-- Data block start --
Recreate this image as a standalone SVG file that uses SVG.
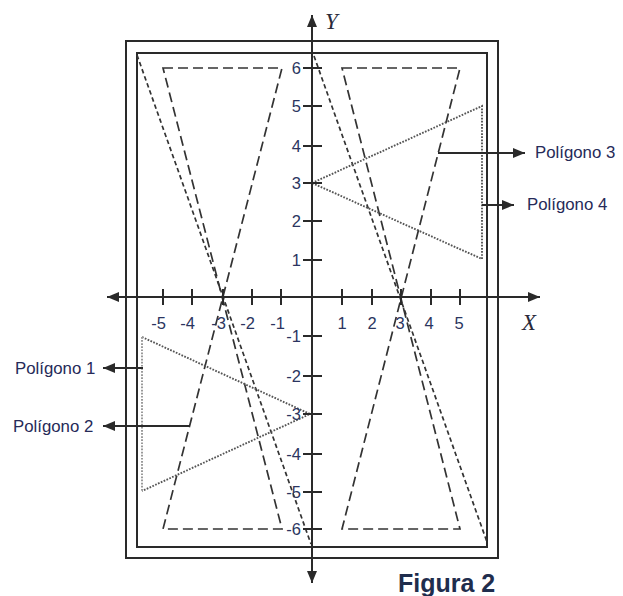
<svg xmlns="http://www.w3.org/2000/svg" width="623" height="596" viewBox="0 0 623 596">
<style>
.frame{fill:none;stroke:#2a2a2a;stroke-width:2}
.axis{stroke:#2a2a2a;stroke-width:2;fill:none}
.tick{stroke:#2a2a2a;stroke-width:2}
.ldash{fill:none;stroke:#333;stroke-width:1.7;stroke-dasharray:10 5}
.sdash{fill:none;stroke:#333;stroke-width:1.7;stroke-dasharray:4.5 3}
.dot{fill:none;stroke:#555;stroke-width:1.9;stroke-dasharray:1.7 1.4}
.dotl{fill:none;stroke:#9a9a9a;stroke-width:2;stroke-dasharray:1.7 1.4}
.ptr{stroke:#2a2a2a;stroke-width:2;fill:none}
.num{font-family:"Liberation Sans",Arial,sans-serif;font-size:16.5px;fill:#2b3560}
.lbl{font-family:"Liberation Sans",Arial,sans-serif;font-size:16.8px;fill:#262a58}
.axl{font-family:"Liberation Serif","Times New Roman",serif;font-style:italic;font-size:23px;fill:#2a2a3a}
.fig{font-family:"Liberation Sans",Arial,sans-serif;font-weight:bold;font-size:25px;fill:#1f2d4d}
</style>
<defs>
<marker id="ah" viewBox="0 0 12 10" refX="12" refY="5" markerWidth="12" markerHeight="10" markerUnits="userSpaceOnUse" orient="auto-start-reverse">
<path d="M0,0 L12,5 L0,10 Z" fill="#2a2a2a"/>
</marker>
</defs>
<g id="frames">
<rect class="frame" x="126" y="41" width="372" height="517"/>
<rect class="frame" x="137" y="53" width="350" height="494"/>
</g>
<g id="shapes">
<polygon id="bowtie-left" class="ldash" points="163,68 282,68 163,529 282,529"/>
<polygon id="bowtie-right" class="ldash" points="342,68 460,68 342,529 460,529"/>
<line id="line-left" class="sdash" x1="137" y1="55" x2="311" y2="544"/>
<line id="line-right" class="sdash" x1="314" y1="56" x2="487" y2="542"/>
<polygon id="tri-right" class="dot" points="312,183 482,106 482,259"/>
<polyline id="tri-left" class="dot" points="142,337 310,414 142,491"/>
<line class="dotl" x1="142" y1="337" x2="142" y2="491"/>
</g>
<g id="axes">
<line class="axis" x1="312" y1="583" x2="312" y2="15" marker-start="url(#ah)" marker-end="url(#ah)"/>
<line class="axis" x1="107" y1="297" x2="540" y2="297" marker-start="url(#ah)" marker-end="url(#ah)"/>
<text class="axl" x="325" y="29">Y</text>
<text class="axl" x="522" y="330">X</text>
</g>
<g id="ticks">
<path class="tick" d="M163,289V305M192,289V305M223,289V305M252,289V305M281,289V305M342,289V305M372,289V305M401,289V305M431,289V305M460,289V305"/>
<path class="tick" d="M303,68H322M303,106H322M303,146H322M303,183H322M303,221H322M303,260H322M303,336H322M303,376H322M303,414H322M303,454H322M303,492H322M303,529H322"/>
</g>
<g id="tick-labels">
<g class="num" text-anchor="end">
<text x="166" y="329">-5</text>
<text x="195" y="329">-4</text>
<text x="226" y="329">-3</text>
<text x="255" y="329">-2</text>
<text x="285" y="329">-1</text>
</g>
<g class="num" text-anchor="middle">
<text x="342" y="329">1</text>
<text x="372" y="329">2</text>
<text x="400" y="329">3</text>
<text x="429" y="329">4</text>
<text x="459" y="329">5</text>
</g>
<g class="num" text-anchor="end">
<text x="301" y="74">6</text>
<text x="301" y="112">5</text>
<text x="301" y="152">4</text>
<text x="301" y="189">3</text>
<text x="301" y="227">2</text>
<text x="301" y="266">1</text>
<text x="301" y="342">-1</text>
<text x="301" y="382">-2</text>
<text x="301" y="420">-3</text>
<text x="301" y="460">-4</text>
<text x="301" y="498">-5</text>
<text x="301" y="535">-6</text>
</g>
</g>
<g id="connectors">
<line class="ptr" x1="438" y1="153" x2="525" y2="153" marker-end="url(#ah)"/>
<line class="ptr" x1="482" y1="205" x2="514" y2="205" marker-end="url(#ah)"/>
<line class="ptr" x1="143" y1="368" x2="103" y2="368" marker-end="url(#ah)"/>
<line class="ptr" x1="190" y1="426" x2="103" y2="426" marker-end="url(#ah)"/>
</g>
<g id="label-p3"><text class="lbl" x="535" y="158">Polígono 3</text></g>
<g id="label-p4"><text class="lbl" x="527" y="210">Polígono 4</text></g>
<g id="label-p1"><text class="lbl" x="15" y="374">Polígono 1</text></g>
<g id="label-p2"><text class="lbl" x="13" y="432">Polígono 2</text></g>
<g id="caption"><text class="fig" x="398" y="592">Figura 2</text></g>
</svg>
-- Data block end --
Stated problem -
Please set down each line of the data above exactly as written, without the pictures.

Result below -
Recreate this image as a standalone SVG file that uses SVG.
<svg xmlns="http://www.w3.org/2000/svg" width="623" height="596" viewBox="0 0 623 596">
<style>
.frame{fill:none;stroke:#2a2a2a;stroke-width:2}
.axis{stroke:#2a2a2a;stroke-width:2;fill:none}
.tick{stroke:#2a2a2a;stroke-width:2}
.ldash{fill:none;stroke:#333;stroke-width:1.7;stroke-dasharray:10 5}
.sdash{fill:none;stroke:#333;stroke-width:1.7;stroke-dasharray:4.5 3}
.dot{fill:none;stroke:#555;stroke-width:1.9;stroke-dasharray:1.7 1.4}
.dotl{fill:none;stroke:#9a9a9a;stroke-width:2;stroke-dasharray:1.7 1.4}
.ptr{stroke:#2a2a2a;stroke-width:2;fill:none}
.num{font-family:"Liberation Sans",Arial,sans-serif;font-size:16.5px;fill:#2b3560}
.lbl{font-family:"Liberation Sans",Arial,sans-serif;font-size:16.8px;fill:#262a58}
.axl{font-family:"Liberation Serif","Times New Roman",serif;font-style:italic;font-size:23px;fill:#2a2a3a}
.fig{font-family:"Liberation Sans",Arial,sans-serif;font-weight:bold;font-size:25px;fill:#1f2d4d}
</style>
<defs>
<marker id="ah" viewBox="0 0 12 10" refX="12" refY="5" markerWidth="12" markerHeight="10" markerUnits="userSpaceOnUse" orient="auto-start-reverse">
<path d="M0,0 L12,5 L0,10 Z" fill="#2a2a2a"/>
</marker>
</defs>
<g id="frames">
<rect class="frame" x="126" y="41" width="372" height="517"/>
<rect class="frame" x="137" y="53" width="350" height="494"/>
</g>
<g id="shapes">
<polygon id="bowtie-left" class="ldash" points="163,68 282,68 163,529 282,529"/>
<polygon id="bowtie-right" class="ldash" points="342,68 460,68 342,529 460,529"/>
<line id="line-left" class="sdash" x1="137" y1="55" x2="311" y2="544"/>
<line id="line-right" class="sdash" x1="314" y1="56" x2="487" y2="542"/>
<polygon id="tri-right" class="dot" points="312,183 482,106 482,259"/>
<polyline id="tri-left" class="dot" points="142,337 310,414 142,491"/>
<line class="dotl" x1="142" y1="337" x2="142" y2="491"/>
</g>
<g id="axes">
<line class="axis" x1="312" y1="583" x2="312" y2="15" marker-start="url(#ah)" marker-end="url(#ah)"/>
<line class="axis" x1="107" y1="297" x2="540" y2="297" marker-start="url(#ah)" marker-end="url(#ah)"/>
<text class="axl" x="325" y="29">Y</text>
<text class="axl" x="522" y="330">X</text>
</g>
<g id="ticks">
<path class="tick" d="M163,289V305M192,289V305M223,289V305M252,289V305M281,289V305M342,289V305M372,289V305M401,289V305M431,289V305M460,289V305"/>
<path class="tick" d="M303,68H322M303,106H322M303,146H322M303,183H322M303,221H322M303,260H322M303,336H322M303,376H322M303,414H322M303,454H322M303,492H322M303,529H322"/>
</g>
<g id="tick-labels">
<g class="num" text-anchor="end">
<text x="166" y="329">-5</text>
<text x="195" y="329">-4</text>
<text x="226" y="329">-3</text>
<text x="255" y="329">-2</text>
<text x="285" y="329">-1</text>
</g>
<g class="num" text-anchor="middle">
<text x="342" y="329">1</text>
<text x="372" y="329">2</text>
<text x="400" y="329">3</text>
<text x="429" y="329">4</text>
<text x="459" y="329">5</text>
</g>
<g class="num" text-anchor="end">
<text x="301" y="74">6</text>
<text x="301" y="112">5</text>
<text x="301" y="152">4</text>
<text x="301" y="189">3</text>
<text x="301" y="227">2</text>
<text x="301" y="266">1</text>
<text x="301" y="342">-1</text>
<text x="301" y="382">-2</text>
<text x="301" y="420">-3</text>
<text x="301" y="460">-4</text>
<text x="301" y="498">-5</text>
<text x="301" y="535">-6</text>
</g>
</g>
<g id="connectors">
<line class="ptr" x1="438" y1="153" x2="525" y2="153" marker-end="url(#ah)"/>
<line class="ptr" x1="482" y1="205" x2="514" y2="205" marker-end="url(#ah)"/>
<line class="ptr" x1="143" y1="368" x2="103" y2="368" marker-end="url(#ah)"/>
<line class="ptr" x1="190" y1="426" x2="103" y2="426" marker-end="url(#ah)"/>
</g>
<g id="label-p3"><text class="lbl" x="535" y="158">Polígono 3</text></g>
<g id="label-p4"><text class="lbl" x="527" y="210">Polígono 4</text></g>
<g id="label-p1"><text class="lbl" x="15" y="374">Polígono 1</text></g>
<g id="label-p2"><text class="lbl" x="13" y="432">Polígono 2</text></g>
<g id="caption"><text class="fig" x="398" y="592">Figura 2</text></g>
</svg>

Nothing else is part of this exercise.